Competing Design Ideation: Before committing to an implementation, create an ideation phase where multiple design approaches compete for approval. This used to be costly and laborious — which explains the natural resistance to doing it — but it’s become brutally cheap now. Generate at least three different ways to model the solution to the same problem, ranging from minimalistic to comprehensive, each with its own trade-offs and domain alignment. Make these design ideas explicitly compete by evaluating them against domain fidelity, maintainability, and future flexibility. They will be fantastic conversation starters between engineers. It prevents premature commitment to a single approach that might be a forced pattern in disguise. The winning design should emerge from how well it captures reality and prepares you for the future, not from technical convenience. With AIs, ask them to generate multiple architectural approaches for the same problem, then contrast them. Have them argue for and against each approach from a domain modeling perspective. This competitive ideation surfaces hidden assumptions and forces you to justify design choices based on reality before patterns.

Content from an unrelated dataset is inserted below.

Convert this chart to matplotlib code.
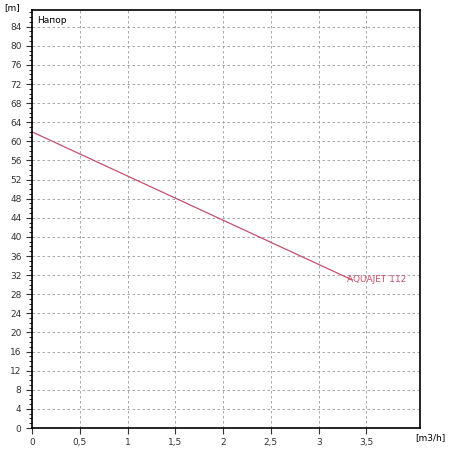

Test-Driven Development with Focus on Behaviors (BDD): Write tests that describe domain behaviors in natural language (using tools like Cucumber or SpecFlow). This forces you to think about “what the system does” from the user or domain perspective, not “how I implement it.” Your low-level skills are used to pass the tests, but they don’t dictate the design. AIs can generate these initial tests, reinforcing the high-level focus. Try having an AI make you a PRD and ask it to generate user stories and those tests. They usually do a great job with that part.

Analogies and Real-World Metaphors: Before designing, relate the problem to a non-technical scenario. For example, compare an order system to a real restaurant: Who handles what? This elevates thinking above code-specific hacks. It makes you think about the “universality” of a certain process, and your mind will be more eager to capture its essence. Ask AIs for metaphors, have them give you several to expand perspectives. It doesn’t matter if not all fit; the technique is that by reading them, you’ll find the one that fits best faster because you have better context than the AIs.

Retrospectives and Design Journaling: At the end of each iteration, ask yourself: “Does my design reflect the domain or my technical preferences?” Keep a journal of decisions to detect conditioning patterns. In my repos, I even use a DECISIONS.md for this. In teams with AIs, use prompts so they analyze your code and point out if the low level dominates.

Exercises in Refactoring Toward Domain: Take existing code with hacks and refactor it focusing only on moving behaviors to domain-correct actors, ignoring premature optimizations. Do it as a regular practice. Ask an AI to propose refactorings, comparing versions to internalize the insight. Try telling it that you have a preference for “One-way dependency discipline.” It will definitely propose things that improve Separation of Concerns and how modules depend on each other.

Interdisciplinary Collaboration: Involve non-programmers (like domain experts) in modeling sessions. Their inputs keep the focus on reality, diluting technical bias. If it’s hard to schedule, customized AIs can simulate these experts via role-playing in prompts.

These techniques aren’t just tricks; they’re tools to cultivate a mindset where the domain rules and technical details serve, not the other way around. By applying them, you not only avoid common traps but also prepare your systems for a future where humans and AIs co-create without friction, with designs that evolve gracefully instead of breaking under the weight of accumulated hacks. It’s like going from being a reactive coder to a visionary architect, where every decision honors the reality of the problem.

The understandability of your basecode becomes a feature.

A good design is never an accident.

It’s always deeply intentional.

And often, the best one is discovered after removing everything that’s not essential.

Does your inner Aristotle approve?

Before writing a single line of code, start your next feature by asking:

  • ‘What is the real-world process I’m modeling?’
  • ‘What are the restrictions I’ll be imposing with this necessarily incomplete model of the real-world I’m coding?’